Pleb November 22, 2011 11:29

Fully developed flow inlet
 
Hi, I am having major problems creating a fully developed flow inlet condition.

I am modelling a straight pipe using LES. I am trying to use the outlet boundary from this sim as the inlet for another sim. I have attempted to use tables but no luck as i need the inlet to vary with time (turbulent flow). The exported table with time will not import directly to the inlet as the table is set out incorrectly!
Ideally i need a sythetic fully turbulent inlet condition like fluent but this doesnt seem to exist in Star!

Any ideas welcome :)

Thanks!

kyle November 22, 2011 12:57

Are you trying to run these two simulations at the same time or using one to generate the boundary conditions for the other?

Either way, this can be done with tables. You just need to use a macro to update the tables that is run every timestep.

If you are running both simulations at the same time, there is also the Co-simulation feature.

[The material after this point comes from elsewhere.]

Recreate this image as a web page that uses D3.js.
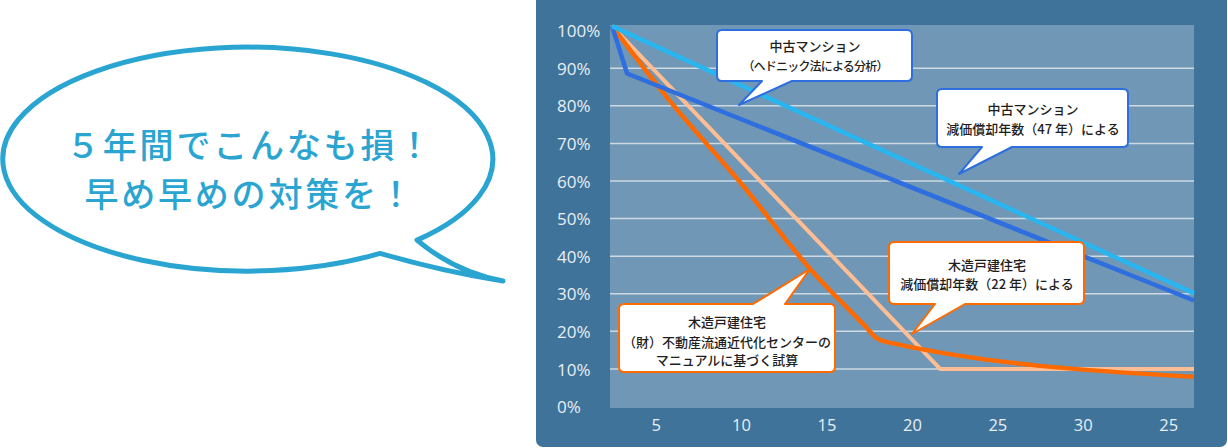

I have not used it.

abdul099 November 23, 2011 15:54

I would do a co-simulation approach. Have a look to the user guide, search for "Data Mapper".

Pleb November 24, 2011 10:56

Oooo okay thanks for the replies.

The co simulation sounds interesting but no, i want to use the results from the straight pipe for the resonator sim.

Hmmm i have not used a macro before. So I should set up a macro to export and import an xyz table each time step? Does that mean i need to run the straight pipe for at least the amount of time i want to run the resonator sim for? Can I instead have tables for, say 500 timesteps and run them on a loop to create a rough synthetic turb flow?

Thanks!

kyle November 24, 2011 11:57

This is not going to be all that simple. You are likely going to need to write two macros. The first macro would have to run the pipe simulation and export a table each timestep. The second macro would run the second simulation and read in the corresponding table for each timestep.

You may be able to keep the number of files and disk space down by exporting a portion of the solution to a single .CCM file instead of thousands of tables. This would require using data mappers instead of tables. I have only used this to map steady state surface temperatures so I don't know how well it would work.

Pleb November 25, 2011 11:25

Thanks for you're help Kyle, much appreciated.
Looks like fun times are in store for me! :/

Surely there is more straight forward way for this. I can import a table (time) for the inlet. I just need to be able to export a table with xyz time with the correct format :s

I may still look into co simulation. Any other ideas welcome!